As a rule the essay proposes a novel and subjective view of something—whether it is an essay in philosophy, history, biography, current affairs, literary criticism, or popular science or whether it is of a purely literary nature. Stylistically, the essay’s distinctive features are its descriptive imagery, its aphoristic quality, and its conversational tone and vocabulary. The essay style has long been used in works where the author’s personality is in the foreground; for example, it was used by Plato, by the followers of Isocrates, and by Origen, Tertullian, Meister Eckhart, and Luther. A genre analogous to the European essay was developed in the East by such writers as Han Yü (eighth to ninth centuries, China) and Kamo Chomei (13th century, Japan).
The essay came into its own as a literary genre with the publication of Montaigne’s Essays (1580). Equally spontaneous and whimsical are the sermons of John Donne, with their paradoxically solemn tone. N. de Malebranche’s meditations and B. Fontenelle’s popular-science discourses are likewise infused with essayistic elements. The first English essayist was the metaphysical poet A. Cowley (1618–67), author of Several Discourses by Way of Essays. The essays of J. Dryden marked the beginning of English literary criticism.

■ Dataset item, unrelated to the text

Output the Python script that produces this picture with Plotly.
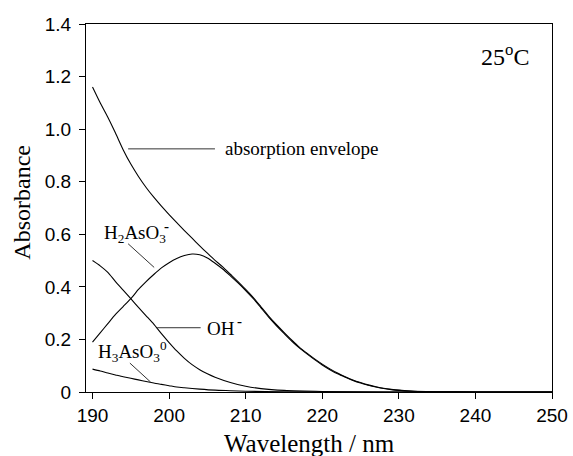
import plotly.graph_objects as go

# Wavelength grids (nm) and absorbance values
wl_env = [190, 191, 192, 193, 194, 195, 196, 197, 198, 199, 200, 201, 202, 203, 204, 205, 206,
          207, 208, 209, 210, 211, 212, 213, 214, 215, 216, 217, 218, 219, 220, 221, 222, 223,
          224, 225, 226, 227, 228, 229, 230, 232, 235, 240, 245, 250]
absorption_envelope = [1.16, 1.10, 1.045, 0.985, 0.922, 0.867, 0.82, 0.778, 0.741, 0.707, 0.675, 0.644,
                       0.614, 0.585, 0.556, 0.528, 0.501, 0.476, 0.448, 0.42, 0.39, 0.359, 0.324,
                       0.289, 0.257, 0.227, 0.198, 0.171, 0.148, 0.126, 0.106, 0.088, 0.072, 0.058,
                       0.046, 0.036, 0.027, 0.020, 0.014, 0.010, 0.007, 0.003, 0.001, 0.0, 0.0, 0.0]

wl_oh = [190, 191, 192, 193, 194, 195, 196, 197, 198, 199, 200, 201, 202, 203, 204, 205, 206,
         207, 208, 209, 210, 211, 212, 213, 214, 215, 216, 217, 218, 219, 220, 221, 222, 223,
         224, 225, 226, 227, 228, 229, 230, 232, 235, 240, 245, 250]
oh_minus = [0.19, 0.225, 0.26, 0.295, 0.325, 0.355, 0.39, 0.42, 0.447, 0.472, 0.492, 0.508, 0.519,
            0.525, 0.522, 0.51, 0.49, 0.468, 0.442, 0.415, 0.386, 0.355, 0.32, 0.285, 0.253, 0.223,
            0.194, 0.168, 0.145, 0.123, 0.103, 0.085, 0.069, 0.056, 0.044, 0.034, 0.026, 0.019,
            0.013, 0.009, 0.006, 0.003, 0.001, 0.0, 0.0, 0.0]

wl_h2 = [190, 191, 192, 193, 194, 195, 196, 197, 198, 199, 200, 201, 202, 203, 204, 205, 206,
         208, 210, 212, 215, 220, 230, 240, 250]
h2aso3_minus = [0.50, 0.48, 0.455, 0.42, 0.388, 0.355, 0.322, 0.29, 0.258, 0.222, 0.188, 0.156,
                0.128, 0.104, 0.085, 0.069, 0.056, 0.036, 0.022, 0.013, 0.006, 0.002, 0.0, 0.0, 0.0]

wl_h3 = [190, 191, 192, 193, 194, 195, 196, 197, 198, 199, 200, 201, 202, 204, 206, 208, 210,
         215, 220, 230, 240, 250]
h3aso3_0 = [0.087, 0.08, 0.072, 0.065, 0.058, 0.052, 0.046, 0.04, 0.034, 0.029, 0.024, 0.019,
            0.016, 0.011, 0.007, 0.005, 0.003, 0.001, 0.0, 0.0, 0.0, 0.0]

x_ticks = [190, 200, 210, 220, 230, 240, 250]
y_ticks = [0, 0.2, 0.4, 0.6, 0.8, 1.0, 1.2, 1.4]
y_tick_text = ["0", "0.2", "0.4", "0.6", "0.8", "1.0", "1.2", "1.4"]

fig = go.Figure()
line_style = dict(color="black", width=1.1)
for xs, ys, name in [(wl_env, absorption_envelope, "absorption envelope"),
                     (wl_oh, oh_minus, "OH-"),
                     (wl_h2, h2aso3_minus, "H2AsO3-"),
                     (wl_h3, h3aso3_0, "H3AsO3 0")]:
    fig.add_trace(go.Scatter(x=xs, y=ys, mode="lines", line=dict(shape="spline", smoothing=0.6, **line_style),
                             name=name, showlegend=False, hoverinfo="skip"))

serif = "Liberation Serif, Times New Roman, serif"
ann_font = dict(family=serif, size=19, color="black")

# leader lines
leaders = [
    (194.65, 0.925, 205.99, 0.925),
    (194.65, 0.564, 198.05, 0.474),
    (198.44, 0.2445, 204.12, 0.2445),
    (194.88, 0.110, 197.58, 0.038),
]
for x0, y0, x1, y1 in leaders:
    fig.add_shape(type="line", xref="x", yref="y", x0=x0, y0=y0, x1=x1, y1=y1,
                  line=dict(color="#333333", width=1))

fig.add_annotation(x=207.0, y=0.925, xref="x", yref="y", text="absorption envelope",
                   showarrow=False, xanchor="left", yanchor="middle", font=ann_font)
fig.add_annotation(x=191.3, y=0.60, xref="x", yref="y", text="H<sub>2</sub>AsO<sub>3</sub>",
                   showarrow=False, xanchor="left", yanchor="middle", font=ann_font)
fig.add_annotation(x=199.05, y=0.63, xref="x", yref="y", text="<b>-</b>",
                   showarrow=False, xanchor="left", yanchor="middle", font=dict(family=serif, size=15, color="black"))
fig.add_annotation(x=204.68, y=0.241, xref="x", yref="y", text="OH",
                   showarrow=False, xanchor="left", yanchor="middle", font=ann_font)
fig.add_annotation(x=208.6, y=0.27, xref="x", yref="y", text="<b>-</b>",
                   showarrow=False, xanchor="left", yanchor="middle", font=dict(family=serif, size=15, color="black"))
fig.add_annotation(x=190.4, y=0.155, xref="x", yref="y",
                   text="H<sub>3</sub>AsO<sub>3</sub><sup>0</sup>",
                   showarrow=False, xanchor="left", yanchor="middle", font=ann_font)
fig.add_annotation(x=247.3, y=1.283, xref="x", yref="y", text="25<sup>o</sup>C",
                   showarrow=False, xanchor="right", yanchor="middle",
                   font=dict(family=serif, size=24, color="black"))
# axis titles
fig.add_annotation(x=0.48, y=-0.14, xref="paper", yref="paper", text="Wavelength / nm",
                   showarrow=False, xanchor="center", yanchor="middle",
                   font=dict(family=serif, size=25, color="black"))
fig.add_annotation(x=-0.137, y=0.515, xref="paper", yref="paper", text="Absorbance",
                   showarrow=False, xanchor="center", yanchor="middle", textangle=-90,
                   font=dict(family=serif, size=24, color="black"))

tick_font = dict(family="Liberation Sans, Arial, sans-serif", size=19, color="black")
fig.update_layout(
    width=573, height=456,
    margin=dict(l=86, r=21, t=24, b=64, autoexpand=False),
    paper_bgcolor="white", plot_bgcolor="white",
    xaxis=dict(range=[189.15, 250], tickvals=x_ticks, ticks="outside", ticklen=6, tickwidth=1,
               tickcolor="black", showline=True, linecolor="black", linewidth=1.2, mirror=True,
               showgrid=False, zeroline=False, tickfont=tick_font, automargin=False),
    yaxis=dict(range=[0, 1.4], tickvals=y_ticks, ticktext=y_tick_text, ticks="outside", ticklen=6,
               tickwidth=1, tickcolor="black", showline=True, linecolor="black", linewidth=1.2,
               mirror=True, showgrid=False, zeroline=False, tickfont=tick_font, ticklabelstandoff=4,
               automargin=False),
)

fig.write_html("out.html")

In the 18th and 19th centuries the essay was one of the leading genres in French and English journalism. Important contributions to its development were made by J. Addison, R. Steele, H. Fielding, S. Johnson, Diderot, Voltaire, Lessing, and Herder. The essay was the predominant form used by the romantics—specifically, by Heine, Emerson, and Thoreau—in their polemical writings on philosophy and aesthetics. It was in English literature that the essay sank its deepest roots, as exemplified in the work of T. Carlyle, W. Hazlitt, and M. Arnold in the 19th century and M. Beerbohm, H. Belloc, and G. K. Chesterton in the 20th. In the best of their work, they improvise a covert dialogue with the general reader.
The essay has flourished in the 20th century; prominent prose writers, poets, and philosophers have turned to this genre in order to popularize the achievements of the natural sciences and humanities and to reach various types of readers. Among such writers are R. Rolland, G. B. Shaw, H. G. Wells, H. Mann, T. Mann, J. Becher, A. Maurois, and J.-P. Sartre.
The essay is not a characteristic genre of Russian or Soviet literature; nevertheless, examples of essayistic writing can be found in A. S. Pushkin (“A Journey from Moscow to St. Petersburg”), A. I. Herzen (From the Other Shore), and F. M. Dostoevsky (The Diary of a Writer). In the early 20th century the essay form was employed by V. Ivanov, D. Merezhkovskii, A. Belyi, L. Shestov, and V. Rozanov. Soviet writers who have produced work in this genre include I. Ehrenburg, Iu. Olesha, V. Shklovskii, and K. Paustovskii.
In the 1970’s the most productive branch of essay writing has been that of literary criticism.
REFERENCES
Walker, H. The English Essay and Essayists. New Delhi, 1966.Priestley, J. B. Essayists, Past and Present. London, 1967.
Champigny, R. Pour une Esthétique de l’essai. Paris, 1967.